838 pages, Canongate Books, ISBN-13: 978-1841953236
I miss Borders and their overstock aisles; I mean, Barnes & Noble has their own overstocks, as well, and the old location in Rochester, Michigan, once had a whole mess of used books – but, I dunno, Borders seemed to have more variety or something; maybe I’m remembering through rose-tinted glasses, but it was from Borders that I picked up The Crimson Petal and the White by Michel Faber, one of the few novels I read in my earlier days, seeing as I was all about history and biography for so long. In a nutshell: The Crimson Petal and the White is set in Victorian London and revolves around Sugar, a peculiar prostitute (and wannabe novelist whose work is “a tale that throws back the sheets from acts never shown and voices never heard”); Agnes Rackham, the ideal Victorian wife who is of naïve and delicate femininity; and the man they share, William Rackham, the unwilling and bumbling owner of a perfumer who is married to Agnes and cavorts with Sugar.
To say that this is the novel that Dickens wanted to write had he been unrestrained by Victorian propriety (and the need to make a quid) may be stretching things.
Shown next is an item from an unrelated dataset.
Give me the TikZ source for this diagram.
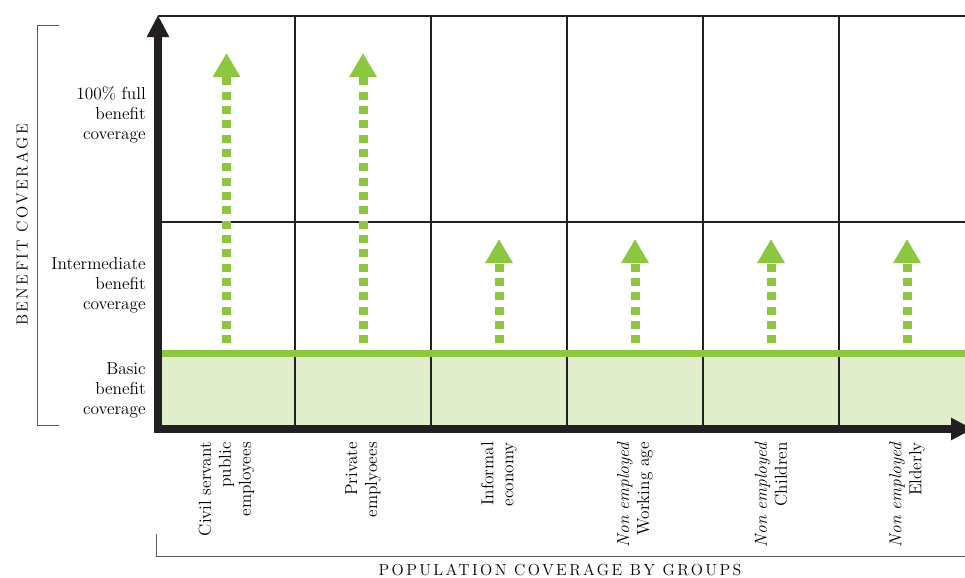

But as much as ole’ Chuck stretched what he could in his writings, he couldn’t go as far as Faber and his freedom in our culture of shock and awe (and utter lack of any standards). London life during Victoria’s reign is shown in all of its glory and gore as high and low collide and interact in ways neither party could have expected. And all told in the manner of one of those omniscient, self-righteous Victorian narrators who tells the reader exactly what they should be thinking and/or feeling as he (it’s probably a “he”) spells out the depravity of the situation. Indeed, if not for all of the sex and shit one could very well imagine it was Dickens himself describing the scenes within, such is Faber’s skill at recreating the cant of respectable Victorian boilerplate.
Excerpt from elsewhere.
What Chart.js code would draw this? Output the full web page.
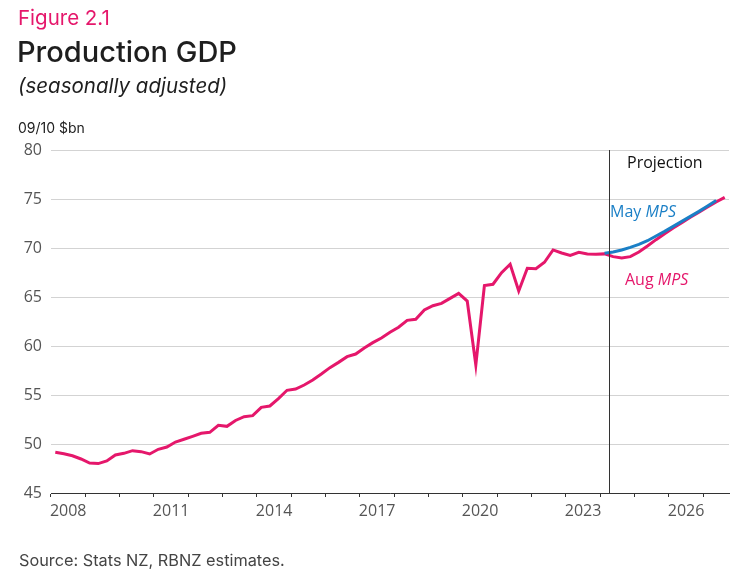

There are other characters to be found as well, Dear Reader: there’s Henry Rackham, William’s brother and the middle-class answer to Gladstone in his quest to reform prostitutes while suffering “nightmares of erotic disgrace”; Emmeline Fox, Henry’s compadre in the Rescue Society (those trying to reform prostitutes) whose unrequited love for Henry is both obvious and touching; the madam Mrs. Castaway and the loathsome Colonel Leek; William’s companions Bodley and Ashwell, the kinds of friends you know will get you into trouble…which is why they’re your friends. In short, the characters are fleshed out and not just representatives in some morality play as their decisions have real world consequences they didn’t necessarily see coming – just like us. Likewise, the setting of Victorian London is familiar and yet shown in a new, darker light, and made all the more dramatic for being so.
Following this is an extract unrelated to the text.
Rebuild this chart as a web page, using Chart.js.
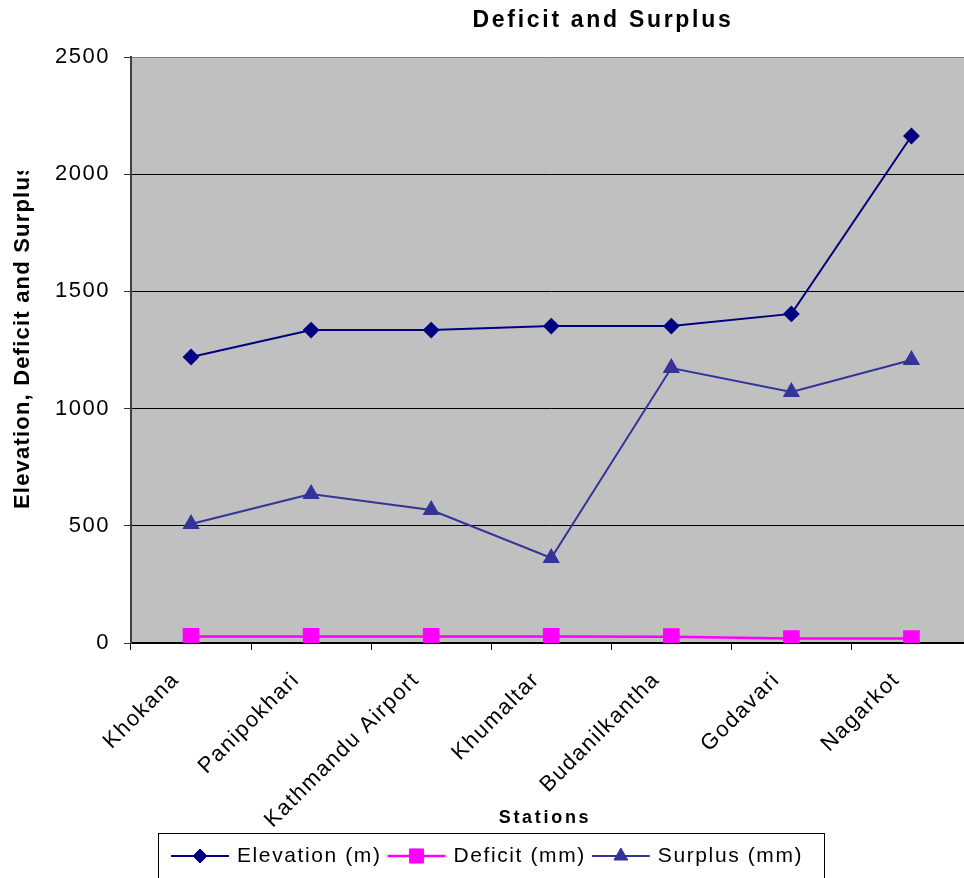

The Crimson Petal and the White is one of those honest books that will stay with you long after you have put it down for the last time – perhaps Sugar says it best, when describing her own magnum opus: “You fancy this book will amuse you, thrill you, rescue you from the horror of boredom, and that having consumed it, you will be left at liberty to resume your life as before. But this book is different. This book is a knife”. And brother, does it ever cut.